Yaratıcılığı ve tasarımı esas alan Mühendis bir toplum gelişmeli, yap-sat yerine, al-sat’a dönük bir topluma dönüşmemize müsaade edilmemelidir.

Bunun adına değişim, dönüşüm, rüya, hayal, yeniden yapılanma ne derseniz deyin. Ama mutlaka hayata geçirmek zorundayız.

Daha fazla zaman kaybedilmemelidir. Aksi takdirde geleceğe dair yapılan öngörülerde, Türkiye’nin ancak 2050 yılında 14. büyük ekonomi olacağı ifade edilmektedir. (Goldman Sachs)

2014’ün başında, değerlendirme kuruluşları tarafından yapılan analizlerde; Fitch'in siyasi krizin Türkiye'nin kredi itibarını zayıflatabileceğini, SLAYT 9

S&P Türkiye’nin not görünümünü durağandan negatife çevirdiğini,

Moody’s cari açığın sürdürülebilir olmadığını,

Standard&Poor's; Türk bankalarının ekonomideki daralmaya karşı daha kırılgan" olduğunu belirtmişlerdir.

Gerek küresel piyasalarda, gerekse içeride yapılan uyarılar dikkatle değerlendirilmelidir. 

Reel kesim, ekonominin en hassas dengesidir. Bu dengedeki bir bozulma ekonominin tamamına olumsuz yansıma anlamına gelecektir. O nedenle de olası her türlü riskin bertarafı hususunda gerekli adımlar atılmalıdır.

Bu anlamda; 4 Mart’ta Sayın Ali Babacan’ın TOBB’a bağlı 60 sektör temsilcisi ile 5’er dakikalık bir görüşme yaparak sektörler özelindeki konuları dinleyecek olmasını önemli bir girişim olarak değerlendiriyor ve teşekkürlerimizi sunuyorum. İyiniyetli atılan her adımı önemsiyor ve alkışlıyoruz.

Değerli Meclis Üyelerimiz,

Freedom House isimli bir araştırma şirketi tarafından yıllardır yapılan dünyanın özgürlük haritasına göre
88 ülke özgür (yeşil);59 yarı-özgür (sarı);48 özgür değil (mor).  SLAYT 10

Çalışmada, siyasi ve medeni hak ve özgürlükler dikkate alınmıştır.
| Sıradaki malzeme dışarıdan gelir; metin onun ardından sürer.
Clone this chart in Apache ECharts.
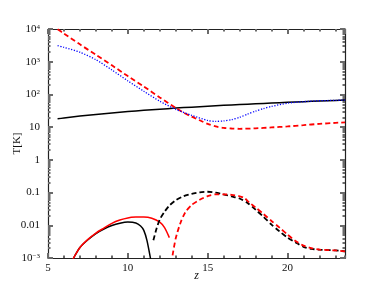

Türkiye 35 yıldır 3 ile 5 arasında not alan yarı özgür konumdaki 59 ülke arasında yer alıyor. Burası kısmen özgür bir coğrafya olarak tanımlanıyor. Bu coğrafyada; Ukrayna, Moldova, Arnavutluk, Pakistan, Tunus yer alıyor. Ukrayna Kiev’deki son çatışmalara da bu noktada dikkatlerinizi çekmek isterim.

Bu kapsamda, yeni internet kısıtlamalarını kabul etmemiz mümkün değildir. Bu hususta yazılı girişimlerimizi de yaptık. 

Teknolojinin egemen olduğu bir dünyada; bilgi toplumu olma özlemimizden, demokrasinin sağlıklı işletilmesine, seçilmişlerin haklarından, AB üyeliğimize kadar birçok önemli başlık internete getirilen yasaklarla rafa kaldırılacaktır. Ümit ediyoruz ki, internetten, basına, ifade özgürlüğünden yargı bağımsızlığına kadar, Türkiye hak ettiği yere ulaşır. 

Sizlere Ocak ayında gönderdiğimiz Ekonomik Rapor’dan bazı önemli maddeleri paylaşmak istiyorum.     SLAYT 11-13

Konuşmamı burada tamamlarken, sizleri saygıyla selamlıyorum.